Game design before this class I thought was all about mashing up cool mechanics and game modes, leaving the possible gameplay loops, types of fun, and types of players’ interactions as an afterthought. It was all about creating something that looked amazing and felt interesting while racking up thousands of hours of experience from playing videogames of different genres, themes and difficulties gave me some gut feeling intuition about the things that roughly felt right in a game of a particular genre, it was impossible to use the exact words to express those feelings or to formally analyze its underlying game elements and mechanics. I also have had little experience fully designing and playtesting a game, although I had worked on a few game prototypes, I had never actually gotten them to players’ hands.
While writing sketchnotes and mindmaps, it was incredibly satisfying seeing how the content we were going over, connected to my experiences playing certain games.
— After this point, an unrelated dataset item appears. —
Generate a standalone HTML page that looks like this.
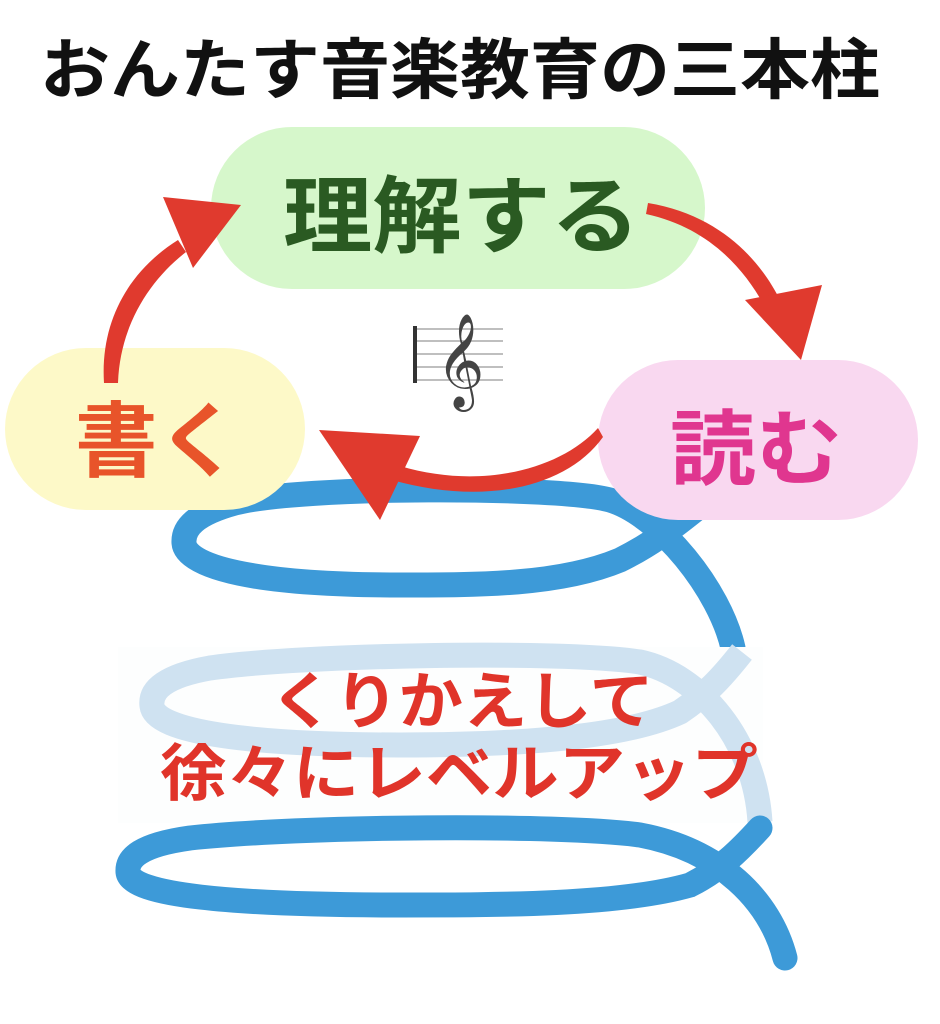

I remember one of the first aha moments I experienced in the class was while sketching about the roles chance and skill play in determining the difficulty and accessibility of a game. It was fun to reflect on my experiences playing board games as a child and see how those moments that made me the happiest because I was able to beat grown-ups at something were carefully constructed, in other words: I realized that game designers were the real heroes of a huge part of my childhood because they managed to make me feel happy, big and special by taking skill out of the equation and using chance to level the playing field. Another revealing moment for the class was during my sketchnoting of interaction loops. This was around the time my team and I were planning out the types of gameplay loops our game would have and thus while reading about acquiring and mastering new gameplay loops I remember thinking “This is exactly what we’re doing!”. I felt like our previous experiences and intuition with games had led us to already understand some of the ins and outs of gameplay loops, thus during the reading, I was instead able to focus on paving gaps in my understanding and seeing how I could apply those to my newest project. This helped me and my team determine how to develop each section in between acquiring and testing out abilities in our tutorial level, how to space out checkpoints and how to increase the difficulty as the player progressed through the level. Lastly, I found the extra credit reading on cursed problems to be one of the most helpful lectures in the class, specifically, seeing the core issues with the premises and gameplay of popular games I’ve played and learned the specific ways in which these issues are were dealt with by the developers or compromised the end product felt like a pro-tip on how to think about the features of your game before even prototyping them. Identifying cursed problems before they make it through production seems like a skill that will come in handy as I continue developing games in the future.
The class was not all smooth sailing however, I also faced unexpected challenges along the way. Perhaps the most salient of these challenges was communicating adequately with my team for the first game. While during the first few sessions I felt like there existed mutual interest in engaging with the tasks needed for the production of our game, as the two weeks went on, I noticed more and more disengagement from some of my teammates. I did not recognize this pattern soon enough and thus did not prepare for the amount of work I had to crunch in during the last few days to deliver a refined final product, nor did I attempt to have meaningful conversations with my teammates to try and prevent this outcome. I limited myself to asking for help and updates in our group chat and becoming frustrated at the lack of responses, I did not press on to try and resolve this as I should have. My experience with my second team proved to be much different, however, yet I recognize that not every team I will work with in the future will match the resourcefulness and enthusiasm of my teammates for project 2, thus I believe that next time I happen to be in a team suffering from poor communication and engagement, I will be able to confront these issues head-on.
Lastly, I’d like to announce that this class is not the end of my game dev journey! Thanks to the support and encouragement from Christina, Jean, the rest of the TAs, and other students, I’ll continue working on a multiplayer UE5 port of our initial game over the summer with some of my teammates and I’m super excited to see where this project will lead and I’d love to share any significant progress with Christina and the rest of the class! Thank you so much for an amazing quarter!